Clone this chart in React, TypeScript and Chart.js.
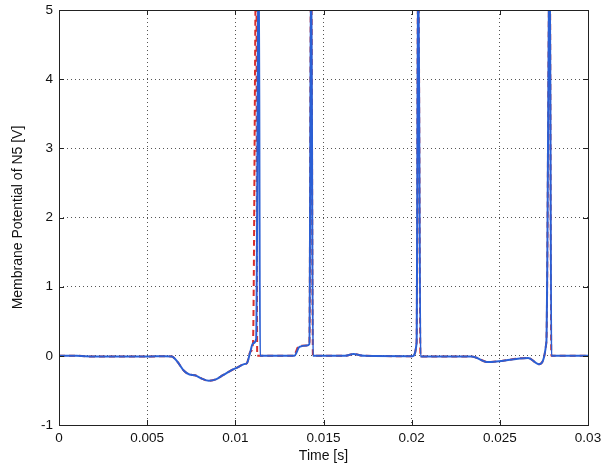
import React, { useEffect, useRef } from "react";
import { Chart, registerables } from "chart.js";

Chart.register(...registerables);

// Time [s] and membrane potential [V] for the blue (solid) trace
const blueT = [
  0, 0.001, 0.002, 0.003, 0.004, 0.005, 0.006, 0.0064, 0.0067, 0.0071, 0.0074, 0.0077, 0.0081, 0.0085,
  0.0089, 0.0093, 0.0097, 0.0101, 0.0105, 0.01066, 0.01085, 0.011, 0.01118, 0.01133, 0.0114,
  0.01334, 0.01364, 0.01406, 0.0142, 0.0143, 0.0144,
  0.0162, 0.0167, 0.0173, 0.02005, 0.02028, 0.02037, 0.0205,
  0.0234, 0.02433, 0.0266, 0.02722, 0.02764, 0.02783, 0.02792, 0.03,
];
const blueV = [
  0, 0, -0.01, -0.01, -0.01, -0.01, -0.005, -0.01, -0.08, -0.22, -0.27, -0.28, -0.33, -0.36,
  -0.34, -0.28, -0.22, -0.17, -0.12, -0.105, 0.06, 0.18, 0.24, 6, 0,
  0, 0.13, 0.15, 0.17, 6, 0,
  0, 0.025, 0, -0.005, 0.19, 6, -0.01,
  -0.01, -0.09, -0.03, -0.12, 0.2, 6, 0, 0,
];

// Red (dashed) trace: fires its first spike slightly earlier
const redT = [
  0, 0.001, 0.002, 0.003, 0.004, 0.005, 0.006, 0.0064, 0.0067, 0.0071, 0.0074, 0.0077, 0.0081, 0.0085,
  0.0089, 0.0093, 0.0097, 0.0101, 0.0105, 0.01066, 0.01085, 0.011, 0.01119, 0.01124,
  0.0133, 0.0136, 0.01406, 0.0142, 0.0143, 0.0144,
  0.0162, 0.0167, 0.0173, 0.02005, 0.02028, 0.02037, 0.0205,
  0.0234, 0.02433, 0.0266, 0.02722, 0.02764, 0.02783, 0.02792, 0.03,
];
const redV = [
  0, 0, -0.01, -0.01, -0.01, -0.01, -0.005, -0.01, -0.08, -0.22, -0.27, -0.28, -0.33, -0.36,
  -0.34, -0.28, -0.22, -0.17, -0.12, -0.105, 0.06, 0.18, 6, 0,
  0, 0.14, 0.15, 0.17, 6, 0,
  0, 0.025, 0, -0.005, 0.19, 6, -0.01,
  -0.01, -0.09, -0.03, -0.12, 0.2, 6, 0, 0,
];

const xTicks = [0, 0.005, 0.01, 0.015, 0.02, 0.025, 0.03];
const yTicks = [-1, 0, 1, 2, 3, 4, 5];
const xTitle = "Time [s]";
const yTitle = "Membrane Potential of N5 [V]";

const FONT = "'Liberation Sans', Arial, Helvetica, sans-serif";

const boxPlugin = {
  id: "matlabBox",
  afterDraw(chart: any) {
    const { ctx, chartArea } = chart;
    const { left, right, top, bottom } = chartArea;
    ctx.save();
    ctx.strokeStyle = "#222";
    ctx.lineWidth = 1;
    ctx.setLineDash([]);
    ctx.strokeRect(Math.round(left) + 0.5, Math.round(top) + 0.5, Math.round(right - left), Math.round(bottom - top));
    const tl = 5;
    const xs = chart.scales.x;
    const ys = chart.scales.y;
    ctx.beginPath();
    xs.ticks.forEach((t: any) => {
      const px = Math.round(xs.getPixelForValue(t.value)) + 0.5;
      ctx.moveTo(px, bottom);
      ctx.lineTo(px, bottom - tl);
      ctx.moveTo(px, top);
      ctx.lineTo(px, top + tl);
    });
    ys.ticks.forEach((t: any) => {
      const py = Math.round(ys.getPixelForValue(t.value)) + 0.5;
      ctx.moveTo(left, py);
      ctx.lineTo(left + tl, py);
      ctx.moveTo(right, py);
      ctx.lineTo(right - tl, py);
    });
    ctx.stroke();
    ctx.restore();
  },
};

export default function App() {
  const ref = useRef<HTMLCanvasElement | null>(null);
  useEffect(() => {
    if (!ref.current) return;
    const chart = new Chart(ref.current, {
      type: "scatter",
      data: {
        datasets: [
          {
            label: "blue",
            data: blueT.map((t, i) => ({ x: t, y: blueV[i] })),
            showLine: true,
            borderColor: "#2b5fd4",
            borderWidth: 2,
            pointRadius: 0,
            cubicInterpolationMode: "monotone",
            clip: 0 as any,
            order: 0,
          },
          {
            label: "red",
            data: redT.map((t, i) => ({ x: t, y: redV[i] })),
            showLine: true,
            borderColor: "#d9302c",
            borderWidth: 2,
            borderDash: [6, 4],
            pointRadius: 0,
            cubicInterpolationMode: "monotone",
            clip: 0 as any,
            order: 1,
          },
        ],
      },
      options: {
        responsive: false,
        animation: false,
        devicePixelRatio: 1,
        layout: { padding: { top: 10, right: 14, left: 0, bottom: 0 } },
        plugins: { legend: { display: false }, tooltip: { enabled: false } },
        scales: {
          x: {
            type: "linear",
            min: 0,
            max: 0.03,
            afterBuildTicks: (s: any) => {
              s.ticks = xTicks.map((v) => ({ value: v }));
            },
            afterFit: (s: any) => {
              s.height = 45;
              s.paddingLeft = 0;
              s.paddingRight = 0;
            },
            ticks: {
              color: "#111",
              font: { family: FONT, size: 13.5 },
              padding: 5,
              maxRotation: 0,
              autoSkip: false,
              callback: (v: any) => String(Number(Number(v).toFixed(4))),
            },
            grid: { color: "#555", lineWidth: 1, drawTicks: false },
            border: { display: false, dash: [1, 3] },
            title: {
              display: true,
              text: xTitle,
              color: "#111",
              font: { family: FONT, size: 14 },
              padding: { top: 5, bottom: 5 },
            },
          },
          y: {
            type: "linear",
            min: -1,
            max: 5,
            afterBuildTicks: (s: any) => {
              s.ticks = yTicks.map((v) => ({ value: v }));
            },
            afterFit: (s: any) => {
              s.width = 59;
              s.paddingTop = 0;
              s.paddingBottom = 0;
            },
            ticks: {
              color: "#111",
              font: { family: FONT, size: 13.5 },
              padding: 6,
              autoSkip: false,
              callback: (v: any) => String(v),
            },
            grid: { color: "#555", lineWidth: 1, drawTicks: false },
            border: { display: false, dash: [1, 3] },
            title: {
              display: true,
              text: yTitle,
              color: "#111",
              font: { family: FONT, size: 14 },
              padding: { top: 10, bottom: 10 },
            },
          },
        },
      },
      plugins: [boxPlugin],
    });
    return () => chart.destroy();
  }, []);
  return (
    <div style={{ position: "absolute", left: 0, top: 0, width: 602, height: 470, background: "#fff" }}>
      <canvas ref={ref} width={602} height={470} style={{ width: 602, height: 470 }} />
    </div>
  );
}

+ + + + + + +

Request »
Copy out the whole listing exactly, and don't carry over any pictures.

Answer to this exercise »
Clone this chart in React, TypeScript and Chart.js.
import React, { useEffect, useRef } from "react";
import { Chart, registerables } from "chart.js";

Chart.register(...registerables);

// Time [s] and membrane potential [V] for the blue (solid) trace
const blueT = [
  0, 0.001, 0.002, 0.003, 0.004, 0.005, 0.006, 0.0064, 0.0067, 0.0071, 0.0074, 0.0077, 0.0081, 0.0085,
  0.0089, 0.0093, 0.0097, 0.0101, 0.0105, 0.01066, 0.01085, 0.011, 0.01118, 0.01133, 0.0114,
  0.01334, 0.01364, 0.01406, 0.0142, 0.0143, 0.0144,
  0.0162, 0.0167, 0.0173, 0.02005, 0.02028, 0.02037, 0.0205,
  0.0234, 0.02433, 0.0266, 0.02722, 0.02764, 0.02783, 0.02792, 0.03,
];
const blueV = [
  0, 0, -0.01, -0.01, -0.01, -0.01, -0.005, -0.01, -0.08, -0.22, -0.27, -0.28, -0.33, -0.36,
  -0.34, -0.28, -0.22, -0.17, -0.12, -0.105, 0.06, 0.18, 0.24, 6, 0,
  0, 0.13, 0.15, 0.17, 6, 0,
  0, 0.025, 0, -0.005, 0.19, 6, -0.01,
  -0.01, -0.09, -0.03, -0.12, 0.2, 6, 0, 0,
];

// Red (dashed) trace: fires its first spike slightly earlier
const redT = [
  0, 0.001, 0.002, 0.003, 0.004, 0.005, 0.006, 0.0064, 0.0067, 0.0071, 0.0074, 0.0077, 0.0081, 0.0085,
  0.0089, 0.0093, 0.0097, 0.0101, 0.0105, 0.01066, 0.01085, 0.011, 0.01119, 0.01124,
  0.0133, 0.0136, 0.01406, 0.0142, 0.0143, 0.0144,
  0.0162, 0.0167, 0.0173, 0.02005, 0.02028, 0.02037, 0.0205,
  0.0234, 0.02433, 0.0266, 0.02722, 0.02764, 0.02783, 0.02792, 0.03,
];
const redV = [
  0, 0, -0.01, -0.01, -0.01, -0.01, -0.005, -0.01, -0.08, -0.22, -0.27, -0.28, -0.33, -0.36,
  -0.34, -0.28, -0.22, -0.17, -0.12, -0.105, 0.06, 0.18, 6, 0,
  0, 0.14, 0.15, 0.17, 6, 0,
  0, 0.025, 0, -0.005, 0.19, 6, -0.01,
  -0.01, -0.09, -0.03, -0.12, 0.2, 6, 0, 0,
];

const xTicks = [0, 0.005, 0.01, 0.015, 0.02, 0.025, 0.03];
const yTicks = [-1, 0, 1, 2, 3, 4, 5];
const xTitle = "Time [s]";
const yTitle = "Membrane Potential of N5 [V]";

const FONT = "'Liberation Sans', Arial, Helvetica, sans-serif";

const boxPlugin = {
  id: "matlabBox",
  afterDraw(chart: any) {
    const { ctx, chartArea } = chart;
    const { left, right, top, bottom } = chartArea;
    ctx.save();
    ctx.strokeStyle = "#222";
    ctx.lineWidth = 1;
    ctx.setLineDash([]);
    ctx.strokeRect(Math.round(left) + 0.5, Math.round(top) + 0.5, Math.round(right - left), Math.round(bottom - top));
    const tl = 5;
    const xs = chart.scales.x;
    const ys = chart.scales.y;
    ctx.beginPath();
    xs.ticks.forEach((t: any) => {
      const px = Math.round(xs.getPixelForValue(t.value)) + 0.5;
      ctx.moveTo(px, bottom);
      ctx.lineTo(px, bottom - tl);
      ctx.moveTo(px, top);
      ctx.lineTo(px, top + tl);
    });
    ys.ticks.forEach((t: any) => {
      const py = Math.round(ys.getPixelForValue(t.value)) + 0.5;
      ctx.moveTo(left, py);
      ctx.lineTo(left + tl, py);
      ctx.moveTo(right, py);
      ctx.lineTo(right - tl, py);
    });
    ctx.stroke();
    ctx.restore();
  },
};

export default function App() {
  const ref = useRef<HTMLCanvasElement | null>(null);
  useEffect(() => {
    if (!ref.current) return;
    const chart = new Chart(ref.current, {
      type: "scatter",
      data: {
        datasets: [
          {
            label: "blue",
            data: blueT.map((t, i) => ({ x: t, y: blueV[i] })),
            showLine: true,
            borderColor: "#2b5fd4",
            borderWidth: 2,
            pointRadius: 0,
            cubicInterpolationMode: "monotone",
            clip: 0 as any,
            order: 0,
          },
          {
            label: "red",
            data: redT.map((t, i) => ({ x: t, y: redV[i] })),
            showLine: true,
            borderColor: "#d9302c",
            borderWidth: 2,
            borderDash: [6, 4],
            pointRadius: 0,
            cubicInterpolationMode: "monotone",
            clip: 0 as any,
            order: 1,
          },
        ],
      },
      options: {
        responsive: false,
        animation: false,
        devicePixelRatio: 1,
        layout: { padding: { top: 10, right: 14, left: 0, bottom: 0 } },
        plugins: { legend: { display: false }, tooltip: { enabled: false } },
        scales: {
          x: {
            type: "linear",
            min: 0,
            max: 0.03,
            afterBuildTicks: (s: any) => {
              s.ticks = xTicks.map((v) => ({ value: v }));
            },
            afterFit: (s: any) => {
              s.height = 45;
              s.paddingLeft = 0;
              s.paddingRight = 0;
            },
            ticks: {
              color: "#111",
              font: { family: FONT, size: 13.5 },
              padding: 5,
              maxRotation: 0,
              autoSkip: false,
              callback: (v: any) => String(Number(Number(v).toFixed(4))),
            },
            grid: { color: "#555", lineWidth: 1, drawTicks: false },
            border: { display: false, dash: [1, 3] },
            title: {
              display: true,
              text: xTitle,
              color: "#111",
              font: { family: FONT, size: 14 },
              padding: { top: 5, bottom: 5 },
            },
          },
          y: {
            type: "linear",
            min: -1,
            max: 5,
            afterBuildTicks: (s: any) => {
              s.ticks = yTicks.map((v) => ({ value: v }));
            },
            afterFit: (s: any) => {
              s.width = 59;
              s.paddingTop = 0;
              s.paddingBottom = 0;
            },
            ticks: {
              color: "#111",
              font: { family: FONT, size: 13.5 },
              padding: 6,
              autoSkip: false,
              callback: (v: any) => String(v),
            },
            grid: { color: "#555", lineWidth: 1, drawTicks: false },
            border: { display: false, dash: [1, 3] },
            title: {
              display: true,
              text: yTitle,
              color: "#111",
              font: { family: FONT, size: 14 },
              padding: { top: 10, bottom: 10 },
            },
          },
        },
      },
      plugins: [boxPlugin],
    });
    return () => chart.destroy();
  }, []);
  return (
    <div style={{ position: "absolute", left: 0, top: 0, width: 602, height: 470, background: "#fff" }}>
      <canvas ref={ref} width={602} height={470} style={{ width: 602, height: 470 }} />
    </div>
  );
}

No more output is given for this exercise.